Grund für den Erfolg deutscher Web 2.0-Angebote ist deren Anpassung an den lokalen Markt. Als "StudiVZ" als erstes der VZ-Netze startete, gab es das große Vorbild Facebook (das zwischenzeitlich Holtzbrinck sogar wegen Urheberrechtsverletzung verklagte, zu sehr ähnelten sich beide Angebote) schlicht hier zu Lande noch nicht. Viele Nutzer kamen mit Social Networks deshalb zuallererst über deutschsprachige Dienste in Berührung.

Allerdings ist unklar, ob die Marktführerschaft auf Dauer in vielen Kategorien bestehen bleibt. Der neueste Mitmachnetz-Trend, der Kommunikationsdienst Twitter, ist zwar ebenfalls noch nicht offiziell eingedeutscht, lässt sich aber auch problemlos in deutscher Sprache befüllen. So genannte Me-toos, also deutsche Neugründungen, die sich stark an Twitter anlehnten, aber auf den hiesigen Markt setzten, kamen sehr schnell auf - jedoch konnte sich bislang keine davon durchsetzen, einige wurden sogar inzwischen ganz eingestellt.

Auch sind US-Anbieter häufig daran interessiert, durch Übernahmen in lukrative Märkte vorzudringen.
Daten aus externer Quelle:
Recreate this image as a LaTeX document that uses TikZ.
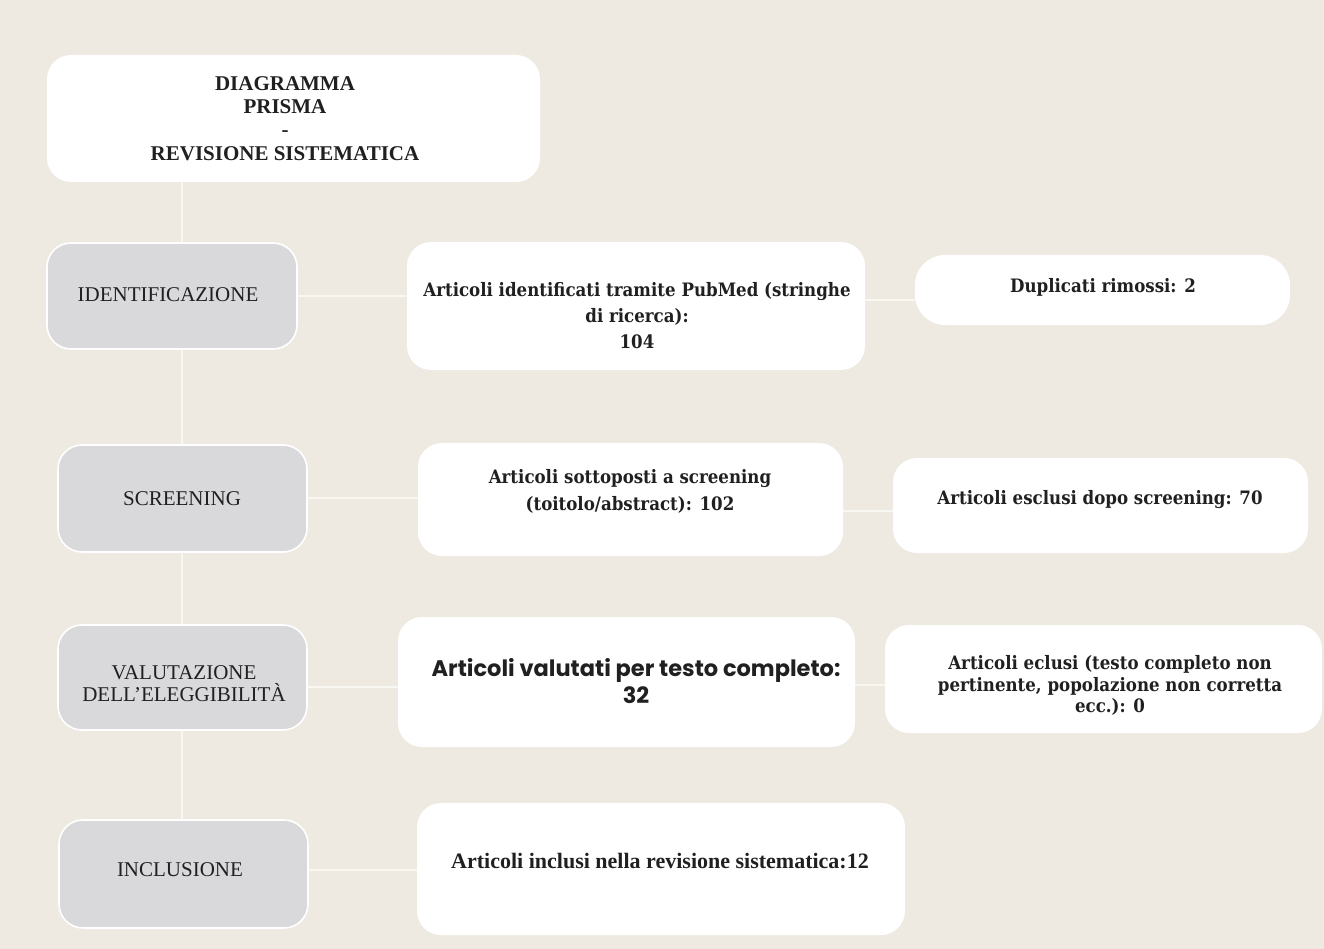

So kamen immer wieder Gerüchte auf, dass Facebook am Aufkauf der VZ-Netze von Holtzbrinck interessiert sei - so würde man mit einem Schlag seine Nutzerzahlen deutlich erhöhen. eBay Deutschland wiederum entstand 1999 durch die Übernahme des hiesigen Online-Auktionshauses Alando für einen zweistelligen Millionenbetrag, das ursprünglich als Me-too gegründet worden war.